Anyway, she printed out character portraits for all of us and at one point the DMPC cleric she was playing was saddened by the chaotic actions of the party and to show him frowning on his character portrait she cut out some papers and held them up to his picture but it looked more like he was growing a white moustache than frowning.

At another point in the campaign someone accidentally froze the artifact we were supposed to be retrieving and another character tried to pee on the ice to thaw it out.

At that point we were more playing ADHD&D, but it was a fun time none the less.

It Sat Rap
2015-08-26, 04:04 AM
I'm not part of this group, but a friend of mine was the GM and he told me about one of his newbie players. This girl likes point-and-click adventures very much, and that seems to be her strategy in pen and paper, too. She did things like:
-The group finds some treasure, part of it was a potion and a golden statue. She poured the poition over the statue to see "if something will happen".
-Tries to bribe monsters with stuff they might like. "Hey Dragon, I give you this rubber ball if you let us through!"
-Pushing things around in dungeons to find secret doors. Doesn't sound too bad, but you have a spotcheck for this, remember?
-Casting spells on items to trigger some effect only she was aware about. "I will heal this sword to find it's hidden power!"

If all the players would have the same mindset, I, as the GM, would actually go for it and would build a campaign for that style of play! :smallbiggrin:

2015-08-26, 10:44 AM
At that point we were more playing ADHD&D, but it was a fun time none the less.

ADHD&D is the best edition.

2015-08-26, 11:04 AM
I remember the first time I player I wanted to be a wizard but the GM said there was too many wizards and told me to choose one other class and seeing there was no monk I decided to play a monk.
It was an horrible error since the GM was generally not giving a lot of money and considered monks were equipment independent(which is not true but is hard to guess because of the fluff)
So finally I had enough of playing a monk(notably because I was playing an unoptimized mundane and screwing with a monk build prevents him from doing anything else than watching the battle and prevents from doing stuff like building a plan for blowing up a prison by making fall a net full of 500 grams spiked balls from orbit) and when he got killed I stopped playing for a while then I played again but with a wizard.

2015-08-26, 12:09 PM
I was playing a halfling, and the entire party was clearing the rooms of a great hall one by one.
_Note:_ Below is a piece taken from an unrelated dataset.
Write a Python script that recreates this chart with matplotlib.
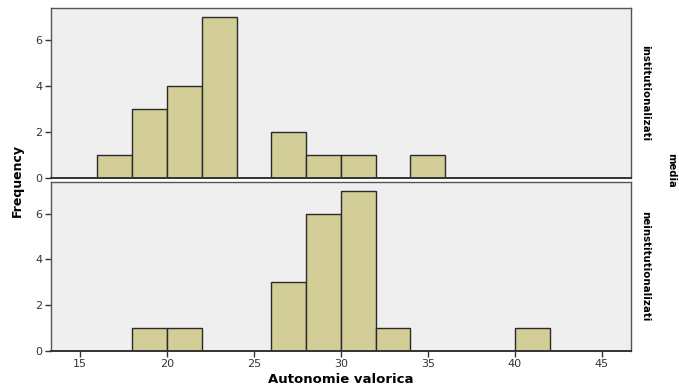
import matplotlib.pyplot as plt

# histogram bins of "Autonomie valorica" (left edges, width 2)
bin_left = [16, 18, 20, 22, 24, 26, 28, 30, 32, 34, 36, 38, 40, 42]
counts_inst = [1, 3, 4, 7, 0, 2, 1, 1, 0, 1, 0, 0, 0, 0]
counts_neinst = [0, 1, 1, 0, 0, 3, 6, 7, 1, 0, 0, 0, 1, 0]
groups = ["institutionalizati", "neinstitutionalizati"]
x_ticks = [15, 20, 25, 30, 35, 40, 45]
y_ticks = [0, 2, 4, 6]

bar_color = "#d3ce97"
panel_bg = "#efefef"
narrow = ["Liberation Sans Narrow", "DejaVu Sans Condensed", "DejaVu Sans"]

fig = plt.figure(figsize=(6.79, 3.88), dpi=100)
ax1 = fig.add_axes([0.0751, 0.5412, 0.854, 0.438])
ax2 = fig.add_axes([0.0751, 0.0954, 0.854, 0.4356])

for ax, counts, name in zip([ax1, ax2], [counts_inst, counts_neinst], groups):
    ax.set_facecolor(panel_bg)
    ax.bar(bin_left, counts, width=2, align="edge", color=bar_color,
           edgecolor="#2a2a2a", linewidth=1.0)
    ax.set_xlim(13.33, 46.67)
    ax.set_ylim(0, 7.38)
    ax.set_yticks(y_ticks)
    ax.tick_params(axis="y", direction="out", length=4, width=1,
                   labelsize=8, colors="#333333", pad=2)
    for s in ax.spines.values():
        s.set_color("#555555")
        s.set_linewidth(1.0)
    ax.spines["bottom"].set_color("#333333")
    ax.spines["bottom"].set_linewidth(1.4)
    # group name down the right side of each panel
    ax.text(1.024, 0.5, name, transform=ax.transAxes, rotation=-90,
            ha="center", va="center", fontsize=7.4, fontweight="bold",
            family=narrow)

ax1.set_xticks([])
ax2.set_xticks(x_ticks)
ax2.tick_params(axis="x", direction="out", length=4, width=1,
                labelsize=8, colors="#333333", pad=2)

fig.text(0.026, 0.535, "Frequency", rotation=90, ha="center", va="center",
         fontsize=9, fontweight="bold")
fig.text(0.502, 0.022, "Autonomie valorica", ha="center", va="center",
         fontsize=9.5, fontweight="bold")
fig.text(0.989, 0.56, "media", rotation=-90, ha="center", va="center",
         fontsize=7.2, fontweight="bold", family=narrow)

fig.savefig("out.png", dpi=100)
We had found a sizable treasure chest earlier, one which I had insisted on opening from ten feet away with the blade of my glaive. The monk ignores me, pops it open, gets cracked in the face by a Jack-in-the-Box from Hell.

Anyway, I've been insisting on pushing this damn heavy reinforced chest around, in front of all the doors we're about to open. Everyone laughs. Then they open a door that is trapped with an absolute hail of poisoned darts. They all have to make a damn high Reflex save to get out of the fatal funnel (a concept I had tried in vain to explain to them earlier), and most of them fail the Reflex then the Fortitude and are paralyzed on the ground.

Me? I make the very easy Reflex save to duck my head down a bit. I had been standing in the empty chest, with the lid propped open sitting between my upper body and the door. All that was even exposed was a small sliver of halfling face, a bit of helmet, and a heavy crossbow.

Now everybody pays attention to the fatal funnel.